AmericanMafia.com

Feature Articles


September 2015
Joe Barbara,
Racketeering Businessman

      By Mike La Sorte, Professor Emeritus


Mike La Sorte is a professor emeritus (SUNY) and writes extensively on a variety of subjects.

* * *

Joe Bonanno, head of the Mafia Commission in the U.S., said of the upcoming Mafia Conclave, on November 14, 1957, at Joe Barbara’s farm, the so-called Big Barbecue, in the village of Apalachin, NY, six miles west of Endicott: “Men of my world were in a tizzy over the upcoming convention in Apalachin. All the people that mattered from the whole country had been invited. Everybody was talking about the boys meeting in Apalachin.”

Joe and Bonanno were from Castellammare, Sicily. They grew up together. Many Castellammarese immigrated to Endicott to work in the shoe factories. Joe built a successful bottling and distribution business in the Union District of Endicott (two blocks from my house). He had a fleet of trucks that supplied businesses in that part of New York State. The sensational worldwide publicity that was created when the NYS Police raided the mob meeting bore directly on Barbara. He lost his business and with his already weakened heart, it was only a matter of time before he succumbed (8-9-1905 to 6-17-1959).The beer and soft drink distributorship was sold (1-6-1962) for $128,500. He left an estate worth $350,566 (4-23-1962), and his eldest son Joe Jr. received his life insurance payment of $76,310. The family’s elaborate grave plot is located at the Calvary Saint Patrick Cemetery in Johnson City, NY. The marker is a large dark cross, white marble figure, located at the northern most plot in Section 14; hard to miss.

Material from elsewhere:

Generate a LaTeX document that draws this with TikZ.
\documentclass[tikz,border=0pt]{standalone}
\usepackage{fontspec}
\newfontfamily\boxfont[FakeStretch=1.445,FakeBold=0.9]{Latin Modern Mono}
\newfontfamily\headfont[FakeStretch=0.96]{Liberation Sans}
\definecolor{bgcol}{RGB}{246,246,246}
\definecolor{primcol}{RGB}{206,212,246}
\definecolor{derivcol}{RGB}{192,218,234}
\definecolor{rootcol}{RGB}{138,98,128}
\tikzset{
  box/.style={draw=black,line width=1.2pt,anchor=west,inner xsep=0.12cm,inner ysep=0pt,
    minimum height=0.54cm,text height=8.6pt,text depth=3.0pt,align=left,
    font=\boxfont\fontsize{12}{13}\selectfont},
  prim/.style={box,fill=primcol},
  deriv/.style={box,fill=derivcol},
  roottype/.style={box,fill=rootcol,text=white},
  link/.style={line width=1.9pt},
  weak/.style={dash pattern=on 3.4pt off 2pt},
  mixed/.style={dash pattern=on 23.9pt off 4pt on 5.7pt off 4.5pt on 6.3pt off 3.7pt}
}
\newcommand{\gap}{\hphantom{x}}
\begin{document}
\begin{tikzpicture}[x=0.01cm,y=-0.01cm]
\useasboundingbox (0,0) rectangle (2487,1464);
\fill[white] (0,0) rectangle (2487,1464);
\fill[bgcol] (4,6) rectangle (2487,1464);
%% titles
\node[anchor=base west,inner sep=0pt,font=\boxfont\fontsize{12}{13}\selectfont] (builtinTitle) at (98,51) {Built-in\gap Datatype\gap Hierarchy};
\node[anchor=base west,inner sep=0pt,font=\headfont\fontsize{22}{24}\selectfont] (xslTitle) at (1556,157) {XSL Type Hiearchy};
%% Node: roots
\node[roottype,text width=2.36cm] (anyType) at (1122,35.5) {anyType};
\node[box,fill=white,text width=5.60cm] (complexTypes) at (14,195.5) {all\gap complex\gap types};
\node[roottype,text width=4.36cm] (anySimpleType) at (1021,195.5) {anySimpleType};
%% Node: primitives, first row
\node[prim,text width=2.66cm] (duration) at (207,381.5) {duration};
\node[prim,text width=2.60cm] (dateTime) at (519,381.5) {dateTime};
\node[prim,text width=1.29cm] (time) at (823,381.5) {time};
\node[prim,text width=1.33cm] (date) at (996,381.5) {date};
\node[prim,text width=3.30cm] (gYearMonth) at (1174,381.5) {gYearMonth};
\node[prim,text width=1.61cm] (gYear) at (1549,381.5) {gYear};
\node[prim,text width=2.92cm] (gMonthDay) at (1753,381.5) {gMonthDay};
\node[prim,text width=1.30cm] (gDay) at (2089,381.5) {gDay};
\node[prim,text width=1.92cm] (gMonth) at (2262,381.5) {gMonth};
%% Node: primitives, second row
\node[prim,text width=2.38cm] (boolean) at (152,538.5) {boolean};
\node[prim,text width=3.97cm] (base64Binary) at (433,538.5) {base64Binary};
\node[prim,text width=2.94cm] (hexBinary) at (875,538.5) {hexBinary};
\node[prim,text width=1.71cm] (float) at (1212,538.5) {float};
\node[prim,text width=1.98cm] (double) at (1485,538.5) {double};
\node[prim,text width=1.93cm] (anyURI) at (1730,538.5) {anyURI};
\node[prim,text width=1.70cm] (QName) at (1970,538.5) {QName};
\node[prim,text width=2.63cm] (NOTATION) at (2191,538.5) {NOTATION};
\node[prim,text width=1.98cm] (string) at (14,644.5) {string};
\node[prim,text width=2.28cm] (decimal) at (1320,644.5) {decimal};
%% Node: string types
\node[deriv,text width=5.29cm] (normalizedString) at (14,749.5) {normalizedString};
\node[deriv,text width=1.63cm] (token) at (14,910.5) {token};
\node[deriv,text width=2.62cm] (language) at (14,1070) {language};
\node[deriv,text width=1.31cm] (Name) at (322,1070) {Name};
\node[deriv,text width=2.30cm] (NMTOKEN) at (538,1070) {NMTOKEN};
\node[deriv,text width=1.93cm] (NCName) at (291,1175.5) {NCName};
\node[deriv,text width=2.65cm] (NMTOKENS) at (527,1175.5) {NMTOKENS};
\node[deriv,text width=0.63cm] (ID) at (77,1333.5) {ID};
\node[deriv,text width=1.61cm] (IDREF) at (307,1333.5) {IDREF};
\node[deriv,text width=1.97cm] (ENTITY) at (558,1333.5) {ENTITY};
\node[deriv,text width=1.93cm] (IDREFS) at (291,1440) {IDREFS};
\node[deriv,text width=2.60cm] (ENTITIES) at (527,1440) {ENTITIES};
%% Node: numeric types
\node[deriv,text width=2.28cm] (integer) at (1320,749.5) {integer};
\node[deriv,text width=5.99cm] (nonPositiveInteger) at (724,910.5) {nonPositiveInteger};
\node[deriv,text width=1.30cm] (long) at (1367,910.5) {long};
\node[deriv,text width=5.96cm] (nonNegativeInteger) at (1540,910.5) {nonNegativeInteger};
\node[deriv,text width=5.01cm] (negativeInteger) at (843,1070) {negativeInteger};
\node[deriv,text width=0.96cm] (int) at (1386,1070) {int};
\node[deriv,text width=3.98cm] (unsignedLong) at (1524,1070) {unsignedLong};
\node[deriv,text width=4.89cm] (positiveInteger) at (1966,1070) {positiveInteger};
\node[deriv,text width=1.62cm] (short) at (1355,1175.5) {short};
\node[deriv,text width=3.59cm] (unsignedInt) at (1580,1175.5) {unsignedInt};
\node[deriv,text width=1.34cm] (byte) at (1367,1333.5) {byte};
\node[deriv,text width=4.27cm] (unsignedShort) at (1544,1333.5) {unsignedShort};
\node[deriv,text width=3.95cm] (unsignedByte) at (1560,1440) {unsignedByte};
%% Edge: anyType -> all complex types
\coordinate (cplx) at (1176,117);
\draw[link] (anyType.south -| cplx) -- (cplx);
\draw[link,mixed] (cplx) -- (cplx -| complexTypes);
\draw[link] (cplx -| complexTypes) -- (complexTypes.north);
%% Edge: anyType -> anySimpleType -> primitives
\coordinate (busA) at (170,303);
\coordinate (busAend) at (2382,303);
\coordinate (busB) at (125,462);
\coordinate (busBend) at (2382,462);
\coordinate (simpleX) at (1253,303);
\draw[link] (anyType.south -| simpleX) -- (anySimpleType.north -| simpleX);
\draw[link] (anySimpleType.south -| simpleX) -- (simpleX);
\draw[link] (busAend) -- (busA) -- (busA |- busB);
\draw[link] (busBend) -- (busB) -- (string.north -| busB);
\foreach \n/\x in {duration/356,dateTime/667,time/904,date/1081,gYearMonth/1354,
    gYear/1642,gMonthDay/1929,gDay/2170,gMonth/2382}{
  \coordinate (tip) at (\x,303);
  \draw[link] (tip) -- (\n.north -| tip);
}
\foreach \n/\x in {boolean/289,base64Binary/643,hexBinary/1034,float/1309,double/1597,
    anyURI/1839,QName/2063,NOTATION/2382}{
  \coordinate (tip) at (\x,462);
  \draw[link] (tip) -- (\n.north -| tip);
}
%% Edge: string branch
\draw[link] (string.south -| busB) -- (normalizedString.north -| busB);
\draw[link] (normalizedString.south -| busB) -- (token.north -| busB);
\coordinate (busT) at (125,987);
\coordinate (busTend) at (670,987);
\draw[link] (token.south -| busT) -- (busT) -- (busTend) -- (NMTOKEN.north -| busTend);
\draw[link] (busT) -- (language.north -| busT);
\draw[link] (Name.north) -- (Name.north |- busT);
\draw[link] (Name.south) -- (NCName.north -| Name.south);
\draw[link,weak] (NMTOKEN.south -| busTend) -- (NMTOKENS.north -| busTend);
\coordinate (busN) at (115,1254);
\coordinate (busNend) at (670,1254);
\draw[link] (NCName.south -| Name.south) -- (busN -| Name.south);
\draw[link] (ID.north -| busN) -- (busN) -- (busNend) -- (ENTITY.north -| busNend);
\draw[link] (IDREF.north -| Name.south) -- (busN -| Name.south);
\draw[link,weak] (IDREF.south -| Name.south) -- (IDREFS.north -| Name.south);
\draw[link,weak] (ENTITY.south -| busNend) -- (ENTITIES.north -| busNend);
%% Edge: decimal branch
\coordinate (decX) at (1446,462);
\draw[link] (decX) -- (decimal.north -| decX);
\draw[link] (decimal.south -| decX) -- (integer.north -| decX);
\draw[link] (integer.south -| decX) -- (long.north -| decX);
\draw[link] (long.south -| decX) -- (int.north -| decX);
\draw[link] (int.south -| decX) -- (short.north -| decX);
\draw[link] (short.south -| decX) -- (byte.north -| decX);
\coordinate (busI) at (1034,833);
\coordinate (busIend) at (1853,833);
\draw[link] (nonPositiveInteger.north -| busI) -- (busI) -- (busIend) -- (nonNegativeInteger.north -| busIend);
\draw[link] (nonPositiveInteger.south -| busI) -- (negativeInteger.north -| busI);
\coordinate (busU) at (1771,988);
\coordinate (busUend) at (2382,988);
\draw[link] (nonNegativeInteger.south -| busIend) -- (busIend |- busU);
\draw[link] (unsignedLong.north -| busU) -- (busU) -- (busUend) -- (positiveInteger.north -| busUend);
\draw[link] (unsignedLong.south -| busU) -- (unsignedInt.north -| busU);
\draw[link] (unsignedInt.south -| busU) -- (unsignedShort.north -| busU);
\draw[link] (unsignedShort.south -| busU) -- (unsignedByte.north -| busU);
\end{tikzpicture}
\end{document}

Barbara left Sicily in 1921 with his older brother, Charlie, a sober, old-world Sicilian whose personality and looks were Joe’s polar opposites. He was the general manager; Guy Pasquale, from Binghamton, was the floor boss when I worked in the warehouse in the late 1940s, loading and unloading trucks, and making deliveries. The family moved to Detroit after Joe’s death; Joey was invited to join the local mob. The next generation of Barbaras settled in San Diego. After Joey did prison time he was “retired” and died in Florida in January/February 2009. Joe’s flamboyant daughter was engaged to Joseph Monachino, a lawyer, who thought it best to ask for the return of the ring.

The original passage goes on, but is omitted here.